» **THE PROBLEM**
Without the pictures, can you quote each line below exactly?

-- DATA BLOCK start --

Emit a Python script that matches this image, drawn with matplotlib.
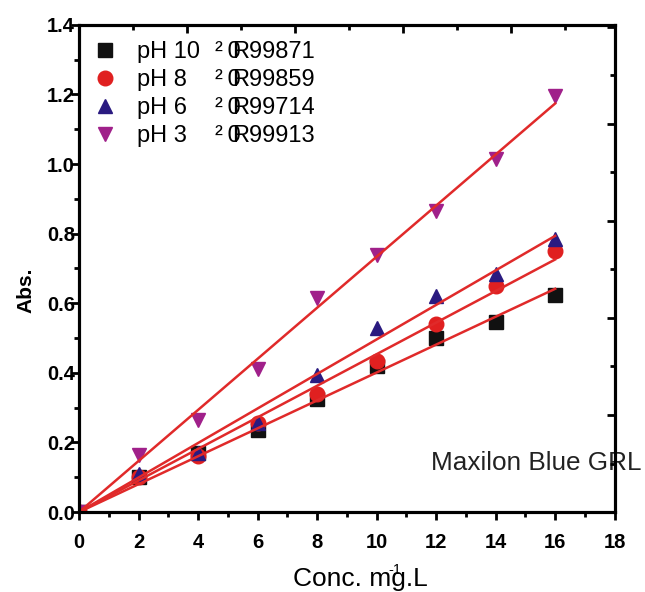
import numpy as np
import matplotlib
matplotlib.use("Agg")
import matplotlib.pyplot as plt
from matplotlib.ticker import MultipleLocator, FormatStrFormatter

plt.rcParams['font.family'] = ['Liberation Sans', 'DejaVu Sans']

# concentrations (mg/L)
conc = [0, 2, 4, 6, 8, 10, 12, 14, 16]

# absorbance
abs_ph10 = [0.0, 0.10, 0.17, 0.235, 0.325, 0.42, 0.50, 0.545, 0.625]
abs_ph8 = [0.0, 0.10, 0.16, 0.255, 0.34, 0.435, 0.54, 0.65, 0.75]
abs_ph6 = [0.0, 0.11, 0.17, 0.255, 0.395, 0.53, 0.62, 0.685, 0.785]
abs_ph3 = [0.0, 0.165, 0.265, 0.41, 0.615, 0.74, 0.865, 1.015, 1.195]

labels = ['pH 10', 'pH 8', 'pH 6', 'pH 3']
r2_digits = ['99871', '99859', '99714', '99913']
markers = ['s', 'o', '^', 'v']
colors = ['#111111', '#e02020', '#2a1a80', '#a0208a']

fit_color = '#e02a2a'


def fit_origin(x, y):
    # least squares slope through the origin
    x = np.asarray(x, float)
    y = np.asarray(y, float)
    return (x * y).sum() / (x * x).sum()


fig = plt.figure(figsize=(6.45, 5.92), dpi=100)
ax = fig.add_axes([0.1225, 0.135, 0.8305, 0.823])

series = [abs_ph10, abs_ph8, abs_ph6, abs_ph3]
handles = []
for ys, m, c, lab in zip(series, markers, colors, labels):
    h, = ax.plot(conc, ys, linestyle='none', marker=m, color=c,
                 markersize=10.5, label=lab, zorder=3)
    handles.append(h)
    k = fit_origin(conc, ys)
    xf = np.array([conc[0], conc[-1]])
    ax.plot(xf, k * xf, color=fit_color, lw=1.8, zorder=4)

ax.set_xlim(0, 18)
ax.set_ylim(0, 1.4)
ax.xaxis.set_major_locator(MultipleLocator(2))
ax.xaxis.set_minor_locator(MultipleLocator(1))
ax.yaxis.set_major_locator(MultipleLocator(0.2))
ax.yaxis.set_minor_locator(MultipleLocator(0.1))
ax.yaxis.set_major_formatter(FormatStrFormatter('%.1f'))

for sp in ax.spines.values():
    sp.set_linewidth(2.2)

ax.tick_params(which='major', direction='out', length=6, width=2,
               labelsize=14.5)
ax.tick_params(axis='x', which='major', pad=9)
ax.tick_params(axis='y', which='major', pad=-3)
ax.tick_params(which='minor', direction='out', length=3.5, width=2)
for t in ax.get_xticklabels() + ax.get_yticklabels():
    t.set_fontweight('bold')

# top and right axes carry their own inward ticks
top = ax.twiny()
top.set_xlim(0, 4.96)
top.xaxis.set_major_locator(MultipleLocator(1))
top.xaxis.set_minor_locator(MultipleLocator(0.5))
top.tick_params(which='major', direction='in', length=6, width=2, labeltop=False)
top.tick_params(which='minor', direction='in', length=3.5, width=2)

right = ax.twinx()
right.set_ylim(0, 1.004)
right.yaxis.set_major_locator(MultipleLocator(0.2))
right.yaxis.set_minor_locator(MultipleLocator(0.1))
right.tick_params(which='major', direction='in', length=6, width=2, labelright=False)
right.tick_params(which='minor', direction='in', length=3.5, width=2)
for a in (top, right):
    for sp in a.spines.values():
        sp.set_linewidth(2.2)

ax.set_ylabel('Abs.', fontsize=15, fontweight='bold')
ax.yaxis.set_label_coords(-0.081, 0.456)
ax.set_xlabel('Conc. mg.L', fontsize=19)
ax.xaxis.set_label_coords(0.526, -0.113)
ax.text(0.590, -0.119, '-1', transform=ax.transAxes, fontsize=10.5,
        ha='center', va='center')

# legend: markers + pH, then the R^2 column in two overlapping pieces
leg_kw = dict(loc='upper left', frameon=False, fontsize=17,
              labelspacing=0.25, borderpad=0, borderaxespad=0)
leg1 = ax.legend(handles=handles, labels=labels,
                 bbox_to_anchor=(0.0223, 0.966),
                 handlelength=1.2, handletextpad=0.76, **leg_kw)
ax.add_artist(leg1)

blank = [plt.Line2D([], [], linestyle='none') for _ in labels]
leg2 = ax.legend(handles=blank, labels=['\u00b2\u20090'] * len(labels),
                 bbox_to_anchor=(0.254, 0.966),
                 handlelength=0, handletextpad=0, **leg_kw)
ax.add_artist(leg2)
ax.legend(handles=blank, labels=['R' + s for s in r2_digits],
          bbox_to_anchor=(0.285, 0.966),
          handlelength=0, handletextpad=0, **leg_kw)

ax.text(0.657, 0.10, 'Maxilon Blue GRL', transform=ax.transAxes,
        fontsize=18.8, ha='left', va='center', color='#222222')

fig.savefig('out.png', dpi=100)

-- DATA BLOCK end --

» **COMPLETE RESPONSE**
Emit a Python script that matches this image, drawn with matplotlib.
import numpy as np
import matplotlib
matplotlib.use("Agg")
import matplotlib.pyplot as plt
from matplotlib.ticker import MultipleLocator, FormatStrFormatter

plt.rcParams['font.family'] = ['Liberation Sans', 'DejaVu Sans']

# concentrations (mg/L)
conc = [0, 2, 4, 6, 8, 10, 12, 14, 16]

# absorbance
abs_ph10 = [0.0, 0.10, 0.17, 0.235, 0.325, 0.42, 0.50, 0.545, 0.625]
abs_ph8 = [0.0, 0.10, 0.16, 0.255, 0.34, 0.435, 0.54, 0.65, 0.75]
abs_ph6 = [0.0, 0.11, 0.17, 0.255, 0.395, 0.53, 0.62, 0.685, 0.785]
abs_ph3 = [0.0, 0.165, 0.265, 0.41, 0.615, 0.74, 0.865, 1.015, 1.195]

labels = ['pH 10', 'pH 8', 'pH 6', 'pH 3']
r2_digits = ['99871', '99859', '99714', '99913']
markers = ['s', 'o', '^', 'v']
colors = ['#111111', '#e02020', '#2a1a80', '#a0208a']

fit_color = '#e02a2a'


def fit_origin(x, y):
    # least squares slope through the origin
    x = np.asarray(x, float)
    y = np.asarray(y, float)
    return (x * y).sum() / (x * x).sum()


fig = plt.figure(figsize=(6.45, 5.92), dpi=100)
ax = fig.add_axes([0.1225, 0.135, 0.8305, 0.823])

series = [abs_ph10, abs_ph8, abs_ph6, abs_ph3]
handles = []
for ys, m, c, lab in zip(series, markers, colors, labels):
    h, = ax.plot(conc, ys, linestyle='none', marker=m, color=c,
                 markersize=10.5, label=lab, zorder=3)
    handles.append(h)
    k = fit_origin(conc, ys)
    xf = np.array([conc[0], conc[-1]])
    ax.plot(xf, k * xf, color=fit_color, lw=1.8, zorder=4)

ax.set_xlim(0, 18)
ax.set_ylim(0, 1.4)
ax.xaxis.set_major_locator(MultipleLocator(2))
ax.xaxis.set_minor_locator(MultipleLocator(1))
ax.yaxis.set_major_locator(MultipleLocator(0.2))
ax.yaxis.set_minor_locator(MultipleLocator(0.1))
ax.yaxis.set_major_formatter(FormatStrFormatter('%.1f'))

for sp in ax.spines.values():
    sp.set_linewidth(2.2)

ax.tick_params(which='major', direction='out', length=6, width=2,
               labelsize=14.5)
ax.tick_params(axis='x', which='major', pad=9)
ax.tick_params(axis='y', which='major', pad=-3)
ax.tick_params(which='minor', direction='out', length=3.5, width=2)
for t in ax.get_xticklabels() + ax.get_yticklabels():
    t.set_fontweight('bold')

# top and right axes carry their own inward ticks
top = ax.twiny()
top.set_xlim(0, 4.96)
top.xaxis.set_major_locator(MultipleLocator(1))
top.xaxis.set_minor_locator(MultipleLocator(0.5))
top.tick_params(which='major', direction='in', length=6, width=2, labeltop=False)
top.tick_params(which='minor', direction='in', length=3.5, width=2)

right = ax.twinx()
right.set_ylim(0, 1.004)
right.yaxis.set_major_locator(MultipleLocator(0.2))
right.yaxis.set_minor_locator(MultipleLocator(0.1))
right.tick_params(which='major', direction='in', length=6, width=2, labelright=False)
right.tick_params(which='minor', direction='in', length=3.5, width=2)
for a in (top, right):
    for sp in a.spines.values():
        sp.set_linewidth(2.2)

ax.set_ylabel('Abs.', fontsize=15, fontweight='bold')
ax.yaxis.set_label_coords(-0.081, 0.456)
ax.set_xlabel('Conc. mg.L', fontsize=19)
ax.xaxis.set_label_coords(0.526, -0.113)
ax.text(0.590, -0.119, '-1', transform=ax.transAxes, fontsize=10.5,
        ha='center', va='center')

# legend: markers + pH, then the R^2 column in two overlapping pieces
leg_kw = dict(loc='upper left', frameon=False, fontsize=17,
              labelspacing=0.25, borderpad=0, borderaxespad=0)
leg1 = ax.legend(handles=handles, labels=labels,
                 bbox_to_anchor=(0.0223, 0.966),
                 handlelength=1.2, handletextpad=0.76, **leg_kw)
ax.add_artist(leg1)

blank = [plt.Line2D([], [], linestyle='none') for _ in labels]
leg2 = ax.legend(handles=blank, labels=['\u00b2\u20090'] * len(labels),
                 bbox_to_anchor=(0.254, 0.966),
                 handlelength=0, handletextpad=0, **leg_kw)
ax.add_artist(leg2)
ax.legend(handles=blank, labels=['R' + s for s in r2_digits],
          bbox_to_anchor=(0.285, 0.966),
          handlelength=0, handletextpad=0, **leg_kw)

ax.text(0.657, 0.10, 'Maxilon Blue GRL', transform=ax.transAxes,
        fontsize=18.8, ha='left', va='center', color='#222222')

fig.savefig('out.png', dpi=100)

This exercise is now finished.